In the end i decided to use a page of sentence starters, adapted from a list in Ralph McGinnis’ book, Writing the Sacred. i wasn’t sure whether to write the psalm/s together or separately. Alf, who’d sat there looking quite blank, disinterested and distant as i’d started things off, decided for me. He got his piece of paper and started writing furiously. Phil, who’d been talking passionately to Ross and I for the previous 45 minutes, froze up completely. He and I wrote his together. We added the lines in the middle to give some rhythm.

Alf and Phil were really keen for me to put their psalms up here. they were so proud of them [i am too! ridiculously so]. They’re not pretty or poetic, but they’re absolutely from the heart. I’m going to type these up, put an image behind them, and give them to them next week when we’ll be writing psalms of hope – and the week after, psalms of boredom, as inspired by Steve’s. i made that suggestion flippantly today, and they loved the idea… i can’t take in a copy of the qt file, but i can take in some printed images from it. i’ll see if that works…

Anyway, here they are: Psalms 151 and 152.

I am troubled by evil, my life is changed. Why do they sin against us?

I wait for God’s voice in the darkness.

It hurts me to admit Lord that they have hurt me in my troubled time, that others haven’t forgiven me. Lord please unlock all my secrets of my desperate life.

I wait for God’s voice in the darkness.

I despair for the world. I wish I could save the world and that every heart would be opened.

I wait for God’s voice in the darkness.

In my silence, I cry for justice Lord. Everybody deserves a second chance.

I wait for God’s voice in the darkness.

I still love you God and I will be there.

I wait for God’s voice in the darkness.

If only I could see God in the skies

then God would be in my world forever.

——-

I am troubled Lord.

I do not know when I am getting out of here. The promises they tell me aren’t the truth.

I wait for God’s voice in the darkness.

It hurts me to admit that I do not know what’s going to happen.

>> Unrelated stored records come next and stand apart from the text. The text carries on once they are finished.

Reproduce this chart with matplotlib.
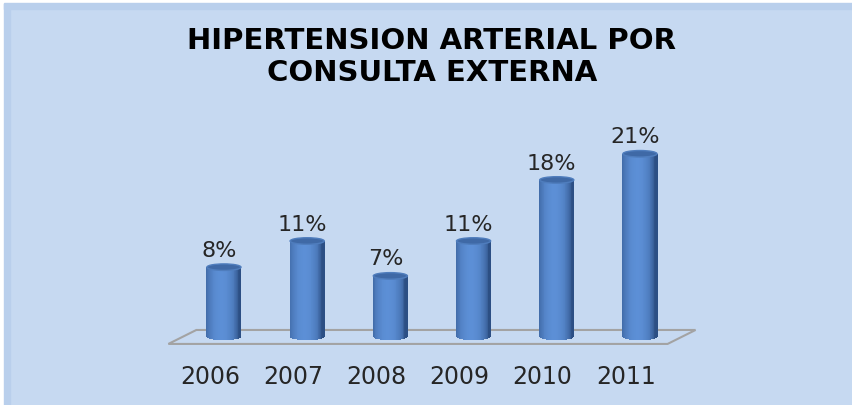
import numpy as np
import matplotlib.pyplot as plt
from matplotlib.patches import Ellipse, Polygon, Rectangle
from matplotlib.colors import to_rgb

# data
years = ["2006", "2007", "2008", "2009", "2010", "2011"]
values = [8, 11, 7, 11, 18, 21]
labels = ["8%", "11%", "7%", "11%", "18%", "21%"]
title = "HIPERTENSION ARTERIAL POR\nCONSULTA EXTERNA"

BG = "#c6d9f1"
DARK = np.array(to_rgb("#2c4f84"))
LIGHT = np.array(to_rgb("#5c8fd6"))

fig = plt.figure(figsize=(8.53, 4.06), dpi=100, facecolor=BG)

# thin frame on the left and top edges of the screenshot
fig.patches.append(Rectangle((0, 0), 4 / 853, 1, transform=fig.transFigure, color="white", zorder=0))
fig.patches.append(Rectangle((4 / 853, 0), 6 / 853, 1, transform=fig.transFigure, color="#b9cfec", zorder=0))
fig.patches.append(Rectangle((0, 1 - 4 / 406), 1, 4 / 406, transform=fig.transFigure, color="white", zorder=0))
fig.patches.append(Rectangle((4 / 853, 1 - 10 / 406), 1, 6 / 406, transform=fig.transFigure, color="#b9cfec", zorder=0))

ax = fig.add_axes([0.165, 0.0387, 0.6828, 0.666])
ax.set_xlim(-1, 6)
ax.set_ylim(-6, 25)
ax.axis("off")

x = np.arange(len(values))

# floor of the 3d plot
dx, dy = 0.168, 0.8
floor = Polygon([(-0.5 - dx, -dy), (5.5 - dx, -dy), (5.5 + dx, dy), (-0.5 + dx, dy)],
                closed=True, facecolor="none", edgecolor="#a3a3a3", lw=1.5, zorder=1)
ax.add_patch(floor)

# cylinders drawn as thin strips with shading
bw = 0.41
eh = 0.75
n = 40
t = np.linspace(-1, 1, n)
shade = np.clip(1 - ((t + 0.15) / 1.0) ** 2, 0, 1) ** 0.6
cols = [DARK + (LIGHT - DARK) * s for s in shade]
curve = eh / 2 * np.sqrt(1 - t ** 2)

for xi, v in zip(x, values):
    xs = xi + t * bw / 2
    ax.bar(xs, v + curve, bottom=-curve, width=bw / n * 1.15, color=cols, lw=0, zorder=2)
    ax.add_patch(Ellipse((xi, v), bw, eh, facecolor="#3f69a6", edgecolor="#4f7dbd", lw=1.0, zorder=3))

for xi, v, lab in zip(x, values, labels):
    ax.text(xi - 0.06, v + 2.0, lab, ha="center", va="center", fontsize=16, color="#262626")

for xi, yr in zip(x, years):
    ax.text(xi - 0.17, -4.5, yr, ha="center", va="center", fontsize=17, color="#262626")

fig.text(432 / 853, 1 - 57 / 406, title, ha="center", va="center", fontsize=21,
         fontweight="bold", color="black", linespacing=1.15)

fig.savefig("out.png", dpi=100, facecolor=BG)
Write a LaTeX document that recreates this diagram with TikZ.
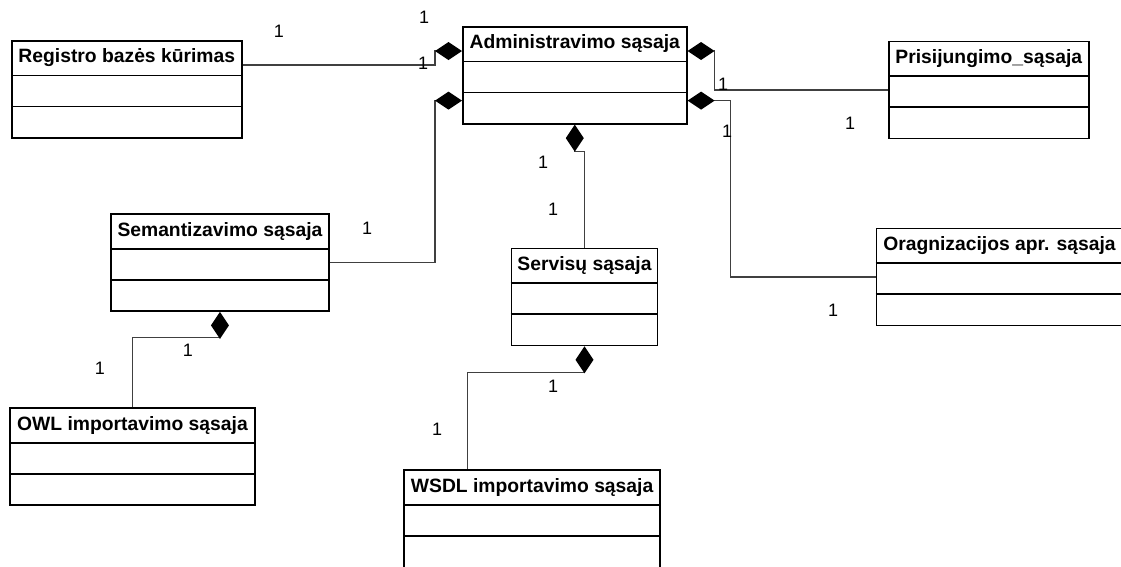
\documentclass[tikz,border=0pt]{standalone}
\usepackage{fontspec}
\setmainfont{Liberation Sans}
\usetikzlibrary{arrows.meta}

% class box: #1 extra options, #2 name, #3 x, #4 y (top-left), #5 width, #6 title
\newcommand\umlclass[6][]{%
  \node[cls, minimum width=#5pt, #1] (#2) at (#3,#4) {};
  \node[ttl] (#2-title) at ([yshift=-18pt]#2.north) {#6};
  \draw[sep] ([yshift=-35.5pt]#2.north west) -- ([yshift=-35.5pt]#2.north east);
  \draw[sep] ([yshift=-66.5pt]#2.north west) -- ([yshift=-66.5pt]#2.north east);
}

\begin{document}
\begin{tikzpicture}[x=1pt,y=-1pt,
  cls/.style={draw=black, line width=1.6pt, minimum height=97pt, anchor=north west, inner sep=0pt},
  ttl/.style={font=\bfseries\fontsize{19.3}{21}\selectfont, inner sep=0pt},
  mult/.style={font=\fontsize{18}{20}\selectfont, inner sep=0pt, text height=12.9pt, text depth=0pt},
  sep/.style={draw=black, line width=1.6pt},
  comp/.style={draw=black!75, line width=1.1pt,
    {Diamond[length=27pt,width=18pt,color=black,fill=black,line width=0pt]}-}
]
\useasboundingbox (0,0) rectangle (1121,566);

% classes
\umlclass{reg}{11}{40}{230}{Registro bazės kūrimas}
\umlclass{admin}{462}{26}{224}{Administravimo sąsaja}
\umlclass{pris}{888}{40.7}{200}{Prisijungimo\_sąsaja}
\umlclass{org}{875.7}{227.7}{246}{Oragnizacijos apr. sąsaja}
\umlclass{sem}{110}{213.3}{218.3}{Semantizavimo sąsaja}
\umlclass{serv}{510.7}{247.7}{146}{Servisų sąsaja}
\umlclass{owl}{9.3}{407.3}{244.7}{OWL importavimo sąsaja}
\umlclass[minimum height=99pt]{wsdl}{403.3}{469.3}{256}{WSDL importavimo sąsaja}

% compositions
\draw[comp] ([yshift=-25pt]admin.north west) -- ++(-27,0) |- ([yshift=-25pt]reg.north east);
\draw[comp] ([yshift=24pt]admin.south west) -- ++(-27,0) |- (sem.east);
\draw[comp] ([yshift=-25pt]admin.north east) -- ++(27,0) |- (pris.west);
\draw[comp] ([yshift=24pt]admin.south east) -- ++(43,0) |- (org.west);
\draw[comp] (admin.south) -- ++(0,27) -| (serv.north);
\draw[comp] (serv.south) -- ++(0,26) -| ([xshift=64pt]wsdl.north west);
\draw[comp] (sem.south) -- ++(0,26) -| (owl.north);

% multiplicities
\node[mult] (m1) at (279,31) {1};
\node[mult] (m2) at (424,17) {1};
\node[mult] (m3) at (423,63) {1};
\node[mult] (m4) at (723,84) {1};
\node[mult] (m5) at (727,131) {1};
\node[mult] (m6) at (850,123) {1};
\node[mult] (m7) at (543,162) {1};
\node[mult] (m8) at (553,209) {1};
\node[mult] (m9) at (367,228) {1};
\node[mult] (m10) at (188,350) {1};
\node[mult] (m11) at (100,368) {1};
\node[mult] (m12) at (553,386) {1};
\node[mult] (m13) at (437,429) {1};
\node[mult] (m14) at (833,310) {1};
\end{tikzpicture}
\end{document}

I wait for God’s voice in the darkness.

I despair for my children, that I cannot be the father I want to be.

I wait for God’s voice in the darkness.
In my silence I cry for my nana who will die soon. I will not see her before she dies.

I wait for God’s voice in the darkness.

I am distressed and upset. I want to turn back time so that I wouldn’t do the crime and be in here.

I wait for God’s voice in the darkness.

I can change my ways, God. Give me the strength to keep trying.

6 Comments

  1. Jen

    Cheryl – these are amazing. PLease thank Phil and Alf for letting you share them with us

  2. Thank you for this and for going to that dark place and sitting with them in their lament. This is beautifully horrible. So painful and yet so life-giving.

    I echo Jen where she said “please tell them thank you” – let them know that those Psalms had more life in them for me than those written eons ago. I am grateful.